[Task instructions]:
Return the lines below exactly, from the first line to the line that contains "fig = go.Figure()". Leave out pictures.

[Supplied material]:
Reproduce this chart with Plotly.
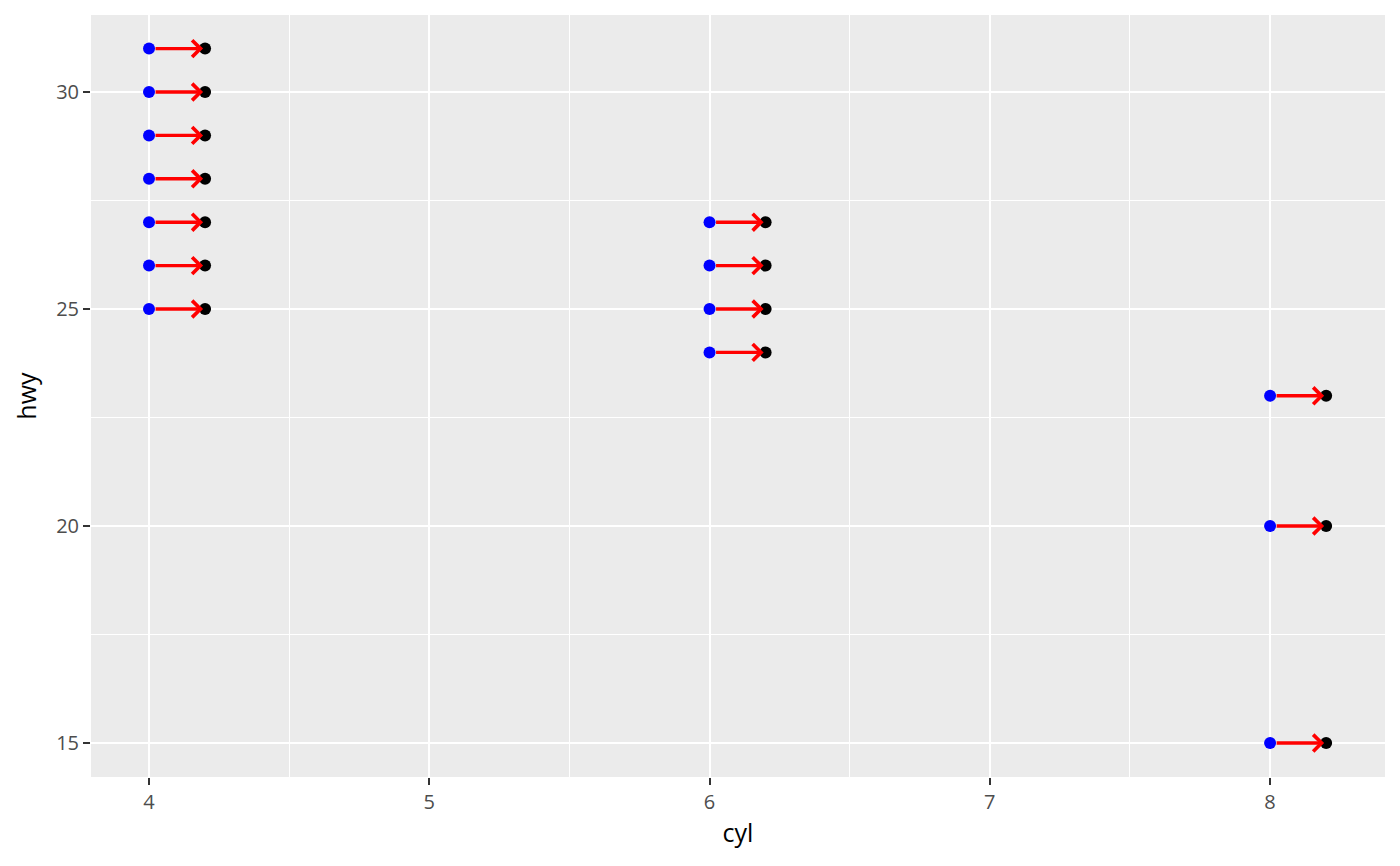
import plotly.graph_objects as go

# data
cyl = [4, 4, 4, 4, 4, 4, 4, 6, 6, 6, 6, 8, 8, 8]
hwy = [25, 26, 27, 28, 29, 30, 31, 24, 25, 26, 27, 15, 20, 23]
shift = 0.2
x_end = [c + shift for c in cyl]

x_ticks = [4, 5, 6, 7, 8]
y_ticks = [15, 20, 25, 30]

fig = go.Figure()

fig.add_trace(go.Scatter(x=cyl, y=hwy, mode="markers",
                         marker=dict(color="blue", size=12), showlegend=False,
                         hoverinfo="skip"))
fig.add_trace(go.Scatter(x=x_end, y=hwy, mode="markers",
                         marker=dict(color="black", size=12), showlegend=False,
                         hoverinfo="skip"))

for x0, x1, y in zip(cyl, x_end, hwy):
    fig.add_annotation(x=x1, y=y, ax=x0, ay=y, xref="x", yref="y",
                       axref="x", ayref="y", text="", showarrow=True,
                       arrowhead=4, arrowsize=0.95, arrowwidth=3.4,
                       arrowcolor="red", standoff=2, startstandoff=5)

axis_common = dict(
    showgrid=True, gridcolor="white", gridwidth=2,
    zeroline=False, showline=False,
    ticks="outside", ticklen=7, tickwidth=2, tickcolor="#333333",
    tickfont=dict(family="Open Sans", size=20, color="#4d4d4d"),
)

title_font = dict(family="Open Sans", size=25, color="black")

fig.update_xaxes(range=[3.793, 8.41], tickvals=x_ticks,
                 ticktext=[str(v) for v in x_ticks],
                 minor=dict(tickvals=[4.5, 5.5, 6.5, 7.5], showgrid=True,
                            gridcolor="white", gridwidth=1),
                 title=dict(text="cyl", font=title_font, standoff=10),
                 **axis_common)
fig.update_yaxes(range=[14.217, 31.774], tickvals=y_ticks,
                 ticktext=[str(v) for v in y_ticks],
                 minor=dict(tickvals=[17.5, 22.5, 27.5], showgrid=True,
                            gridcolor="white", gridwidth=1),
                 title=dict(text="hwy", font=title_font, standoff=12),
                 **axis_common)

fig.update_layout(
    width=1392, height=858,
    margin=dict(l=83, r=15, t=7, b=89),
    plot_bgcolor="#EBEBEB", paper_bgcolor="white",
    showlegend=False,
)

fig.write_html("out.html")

[Response to the exercise]:
Reproduce this chart with Plotly.
import plotly.graph_objects as go

# data
cyl = [4, 4, 4, 4, 4, 4, 4, 6, 6, 6, 6, 8, 8, 8]
hwy = [25, 26, 27, 28, 29, 30, 31, 24, 25, 26, 27, 15, 20, 23]
shift = 0.2
x_end = [c + shift for c in cyl]

x_ticks = [4, 5, 6, 7, 8]
y_ticks = [15, 20, 25, 30]

fig = go.Figure()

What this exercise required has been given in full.